— Start DATA SHOWN —
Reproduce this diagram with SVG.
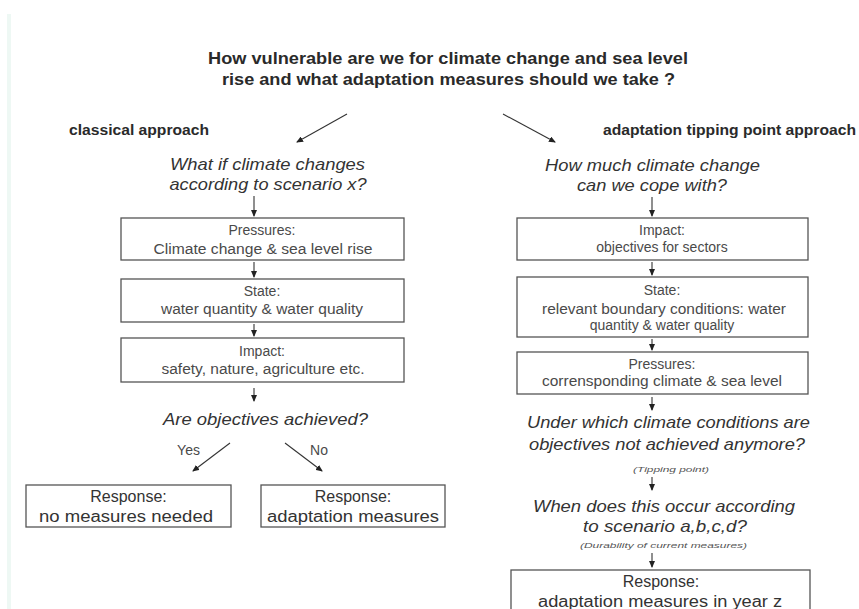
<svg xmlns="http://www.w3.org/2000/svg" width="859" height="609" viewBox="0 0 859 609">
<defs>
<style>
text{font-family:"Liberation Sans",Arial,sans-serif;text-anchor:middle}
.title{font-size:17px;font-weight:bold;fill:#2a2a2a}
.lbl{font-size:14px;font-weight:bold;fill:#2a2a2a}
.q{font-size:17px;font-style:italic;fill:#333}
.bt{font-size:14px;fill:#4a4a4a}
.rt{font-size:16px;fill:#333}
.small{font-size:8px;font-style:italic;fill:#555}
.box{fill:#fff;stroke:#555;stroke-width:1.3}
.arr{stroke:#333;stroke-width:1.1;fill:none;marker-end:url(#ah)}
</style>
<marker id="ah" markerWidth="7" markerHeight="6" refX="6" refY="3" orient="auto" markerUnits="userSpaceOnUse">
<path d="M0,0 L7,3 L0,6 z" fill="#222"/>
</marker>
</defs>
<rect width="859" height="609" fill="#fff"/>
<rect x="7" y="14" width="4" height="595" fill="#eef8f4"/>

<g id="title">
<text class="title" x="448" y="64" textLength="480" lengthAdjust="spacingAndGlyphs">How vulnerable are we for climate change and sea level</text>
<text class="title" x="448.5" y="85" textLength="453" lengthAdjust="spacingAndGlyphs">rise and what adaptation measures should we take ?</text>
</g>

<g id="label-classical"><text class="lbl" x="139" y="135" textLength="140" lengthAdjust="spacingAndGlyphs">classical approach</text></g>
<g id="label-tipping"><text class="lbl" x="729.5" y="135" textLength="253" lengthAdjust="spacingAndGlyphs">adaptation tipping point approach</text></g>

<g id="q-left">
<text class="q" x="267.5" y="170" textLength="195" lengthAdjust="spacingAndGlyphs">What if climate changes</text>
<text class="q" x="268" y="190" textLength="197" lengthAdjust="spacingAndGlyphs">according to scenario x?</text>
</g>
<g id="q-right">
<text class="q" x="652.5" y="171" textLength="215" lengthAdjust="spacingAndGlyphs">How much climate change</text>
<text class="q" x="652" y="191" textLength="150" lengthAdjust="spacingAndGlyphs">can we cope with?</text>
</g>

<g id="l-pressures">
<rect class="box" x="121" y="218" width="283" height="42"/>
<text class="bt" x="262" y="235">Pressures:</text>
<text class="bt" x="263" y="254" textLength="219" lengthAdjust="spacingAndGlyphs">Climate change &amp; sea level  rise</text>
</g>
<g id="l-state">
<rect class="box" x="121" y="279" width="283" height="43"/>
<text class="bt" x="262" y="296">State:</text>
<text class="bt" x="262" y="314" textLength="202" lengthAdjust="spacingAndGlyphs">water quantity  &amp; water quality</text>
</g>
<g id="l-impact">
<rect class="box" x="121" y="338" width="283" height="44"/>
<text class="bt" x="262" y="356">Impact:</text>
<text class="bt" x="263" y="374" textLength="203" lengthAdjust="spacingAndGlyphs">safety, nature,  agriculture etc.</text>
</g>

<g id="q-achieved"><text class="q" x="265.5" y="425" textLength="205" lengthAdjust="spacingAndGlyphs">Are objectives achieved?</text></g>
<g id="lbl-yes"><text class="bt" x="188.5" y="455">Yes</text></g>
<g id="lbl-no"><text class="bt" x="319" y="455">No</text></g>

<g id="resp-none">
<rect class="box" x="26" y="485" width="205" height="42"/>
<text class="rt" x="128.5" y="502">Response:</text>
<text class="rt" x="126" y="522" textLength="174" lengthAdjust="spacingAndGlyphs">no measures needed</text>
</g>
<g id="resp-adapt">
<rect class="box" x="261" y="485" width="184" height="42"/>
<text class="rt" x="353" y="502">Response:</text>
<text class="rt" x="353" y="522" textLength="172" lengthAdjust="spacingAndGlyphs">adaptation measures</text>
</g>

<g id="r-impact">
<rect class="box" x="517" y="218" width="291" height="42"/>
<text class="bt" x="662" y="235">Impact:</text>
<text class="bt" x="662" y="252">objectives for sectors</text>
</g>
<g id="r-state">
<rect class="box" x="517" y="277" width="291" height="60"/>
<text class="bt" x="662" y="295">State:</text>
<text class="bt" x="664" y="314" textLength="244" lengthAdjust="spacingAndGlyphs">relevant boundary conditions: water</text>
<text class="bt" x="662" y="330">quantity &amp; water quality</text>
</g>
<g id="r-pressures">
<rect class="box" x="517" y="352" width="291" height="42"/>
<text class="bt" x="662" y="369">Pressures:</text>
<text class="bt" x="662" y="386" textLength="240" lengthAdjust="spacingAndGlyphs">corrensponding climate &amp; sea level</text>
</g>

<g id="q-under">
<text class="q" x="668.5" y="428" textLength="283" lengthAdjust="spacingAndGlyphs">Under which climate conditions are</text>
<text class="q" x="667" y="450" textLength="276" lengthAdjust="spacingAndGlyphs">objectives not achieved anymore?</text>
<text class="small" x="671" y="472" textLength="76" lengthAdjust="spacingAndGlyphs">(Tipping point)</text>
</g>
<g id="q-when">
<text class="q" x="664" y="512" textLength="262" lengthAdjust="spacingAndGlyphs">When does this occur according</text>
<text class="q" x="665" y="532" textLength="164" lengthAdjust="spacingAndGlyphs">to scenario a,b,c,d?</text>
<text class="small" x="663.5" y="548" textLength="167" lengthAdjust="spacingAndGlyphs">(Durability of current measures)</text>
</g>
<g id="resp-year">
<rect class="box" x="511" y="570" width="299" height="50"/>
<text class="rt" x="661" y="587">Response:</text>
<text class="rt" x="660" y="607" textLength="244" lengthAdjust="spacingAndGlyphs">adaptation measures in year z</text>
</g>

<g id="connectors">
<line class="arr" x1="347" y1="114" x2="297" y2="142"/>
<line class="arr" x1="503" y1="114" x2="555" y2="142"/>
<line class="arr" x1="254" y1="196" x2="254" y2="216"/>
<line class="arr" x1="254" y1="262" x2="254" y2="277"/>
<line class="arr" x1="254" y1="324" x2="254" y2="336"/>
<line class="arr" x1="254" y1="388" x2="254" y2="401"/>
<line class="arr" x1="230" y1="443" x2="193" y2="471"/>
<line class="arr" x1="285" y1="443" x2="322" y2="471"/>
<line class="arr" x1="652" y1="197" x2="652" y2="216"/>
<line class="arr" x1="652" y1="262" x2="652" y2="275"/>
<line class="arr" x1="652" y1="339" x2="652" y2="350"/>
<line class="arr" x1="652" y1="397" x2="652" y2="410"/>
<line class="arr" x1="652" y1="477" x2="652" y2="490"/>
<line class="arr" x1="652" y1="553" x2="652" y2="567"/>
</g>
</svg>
— End DATA SHOWN —
**PROBLEM TO SOLVE:**
Reproduce the whole listing exactly, but not the images in it.

**ANSWER TO THE EXERCISE:**
Reproduce this diagram with SVG.
<svg xmlns="http://www.w3.org/2000/svg" width="859" height="609" viewBox="0 0 859 609">
<defs>
<style>
text{font-family:"Liberation Sans",Arial,sans-serif;text-anchor:middle}
.title{font-size:17px;font-weight:bold;fill:#2a2a2a}
.lbl{font-size:14px;font-weight:bold;fill:#2a2a2a}
.q{font-size:17px;font-style:italic;fill:#333}
.bt{font-size:14px;fill:#4a4a4a}
.rt{font-size:16px;fill:#333}
.small{font-size:8px;font-style:italic;fill:#555}
.box{fill:#fff;stroke:#555;stroke-width:1.3}
.arr{stroke:#333;stroke-width:1.1;fill:none;marker-end:url(#ah)}
</style>
<marker id="ah" markerWidth="7" markerHeight="6" refX="6" refY="3" orient="auto" markerUnits="userSpaceOnUse">
<path d="M0,0 L7,3 L0,6 z" fill="#222"/>
</marker>
</defs>
<rect width="859" height="609" fill="#fff"/>
<rect x="7" y="14" width="4" height="595" fill="#eef8f4"/>

<g id="title">
<text class="title" x="448" y="64" textLength="480" lengthAdjust="spacingAndGlyphs">How vulnerable are we for climate change and sea level</text>
<text class="title" x="448.5" y="85" textLength="453" lengthAdjust="spacingAndGlyphs">rise and what adaptation measures should we take ?</text>
</g>

<g id="label-classical"><text class="lbl" x="139" y="135" textLength="140" lengthAdjust="spacingAndGlyphs">classical approach</text></g>
<g id="label-tipping"><text class="lbl" x="729.5" y="135" textLength="253" lengthAdjust="spacingAndGlyphs">adaptation tipping point approach</text></g>

<g id="q-left">
<text class="q" x="267.5" y="170" textLength="195" lengthAdjust="spacingAndGlyphs">What if climate changes</text>
<text class="q" x="268" y="190" textLength="197" lengthAdjust="spacingAndGlyphs">according to scenario x?</text>
</g>
<g id="q-right">
<text class="q" x="652.5" y="171" textLength="215" lengthAdjust="spacingAndGlyphs">How much climate change</text>
<text class="q" x="652" y="191" textLength="150" lengthAdjust="spacingAndGlyphs">can we cope with?</text>
</g>

<g id="l-pressures">
<rect class="box" x="121" y="218" width="283" height="42"/>
<text class="bt" x="262" y="235">Pressures:</text>
<text class="bt" x="263" y="254" textLength="219" lengthAdjust="spacingAndGlyphs">Climate change &amp; sea level  rise</text>
</g>
<g id="l-state">
<rect class="box" x="121" y="279" width="283" height="43"/>
<text class="bt" x="262" y="296">State:</text>
<text class="bt" x="262" y="314" textLength="202" lengthAdjust="spacingAndGlyphs">water quantity  &amp; water quality</text>
</g>
<g id="l-impact">
<rect class="box" x="121" y="338" width="283" height="44"/>
<text class="bt" x="262" y="356">Impact:</text>
<text class="bt" x="263" y="374" textLength="203" lengthAdjust="spacingAndGlyphs">safety, nature,  agriculture etc.</text>
</g>

<g id="q-achieved"><text class="q" x="265.5" y="425" textLength="205" lengthAdjust="spacingAndGlyphs">Are objectives achieved?</text></g>
<g id="lbl-yes"><text class="bt" x="188.5" y="455">Yes</text></g>
<g id="lbl-no"><text class="bt" x="319" y="455">No</text></g>

<g id="resp-none">
<rect class="box" x="26" y="485" width="205" height="42"/>
<text class="rt" x="128.5" y="502">Response:</text>
<text class="rt" x="126" y="522" textLength="174" lengthAdjust="spacingAndGlyphs">no measures needed</text>
</g>
<g id="resp-adapt">
<rect class="box" x="261" y="485" width="184" height="42"/>
<text class="rt" x="353" y="502">Response:</text>
<text class="rt" x="353" y="522" textLength="172" lengthAdjust="spacingAndGlyphs">adaptation measures</text>
</g>

<g id="r-impact">
<rect class="box" x="517" y="218" width="291" height="42"/>
<text class="bt" x="662" y="235">Impact:</text>
<text class="bt" x="662" y="252">objectives for sectors</text>
</g>
<g id="r-state">
<rect class="box" x="517" y="277" width="291" height="60"/>
<text class="bt" x="662" y="295">State:</text>
<text class="bt" x="664" y="314" textLength="244" lengthAdjust="spacingAndGlyphs">relevant boundary conditions: water</text>
<text class="bt" x="662" y="330">quantity &amp; water quality</text>
</g>
<g id="r-pressures">
<rect class="box" x="517" y="352" width="291" height="42"/>
<text class="bt" x="662" y="369">Pressures:</text>
<text class="bt" x="662" y="386" textLength="240" lengthAdjust="spacingAndGlyphs">corrensponding climate &amp; sea level</text>
</g>

<g id="q-under">
<text class="q" x="668.5" y="428" textLength="283" lengthAdjust="spacingAndGlyphs">Under which climate conditions are</text>
<text class="q" x="667" y="450" textLength="276" lengthAdjust="spacingAndGlyphs">objectives not achieved anymore?</text>
<text class="small" x="671" y="472" textLength="76" lengthAdjust="spacingAndGlyphs">(Tipping point)</text>
</g>
<g id="q-when">
<text class="q" x="664" y="512" textLength="262" lengthAdjust="spacingAndGlyphs">When does this occur according</text>
<text class="q" x="665" y="532" textLength="164" lengthAdjust="spacingAndGlyphs">to scenario a,b,c,d?</text>
<text class="small" x="663.5" y="548" textLength="167" lengthAdjust="spacingAndGlyphs">(Durability of current measures)</text>
</g>
<g id="resp-year">
<rect class="box" x="511" y="570" width="299" height="50"/>
<text class="rt" x="661" y="587">Response:</text>
<text class="rt" x="660" y="607" textLength="244" lengthAdjust="spacingAndGlyphs">adaptation measures in year z</text>
</g>

<g id="connectors">
<line class="arr" x1="347" y1="114" x2="297" y2="142"/>
<line class="arr" x1="503" y1="114" x2="555" y2="142"/>
<line class="arr" x1="254" y1="196" x2="254" y2="216"/>
<line class="arr" x1="254" y1="262" x2="254" y2="277"/>
<line class="arr" x1="254" y1="324" x2="254" y2="336"/>
<line class="arr" x1="254" y1="388" x2="254" y2="401"/>
<line class="arr" x1="230" y1="443" x2="193" y2="471"/>
<line class="arr" x1="285" y1="443" x2="322" y2="471"/>
<line class="arr" x1="652" y1="197" x2="652" y2="216"/>
<line class="arr" x1="652" y1="262" x2="652" y2="275"/>
<line class="arr" x1="652" y1="339" x2="652" y2="350"/>
<line class="arr" x1="652" y1="397" x2="652" y2="410"/>
<line class="arr" x1="652" y1="477" x2="652" y2="490"/>
<line class="arr" x1="652" y1="553" x2="652" y2="567"/>
</g>
</svg>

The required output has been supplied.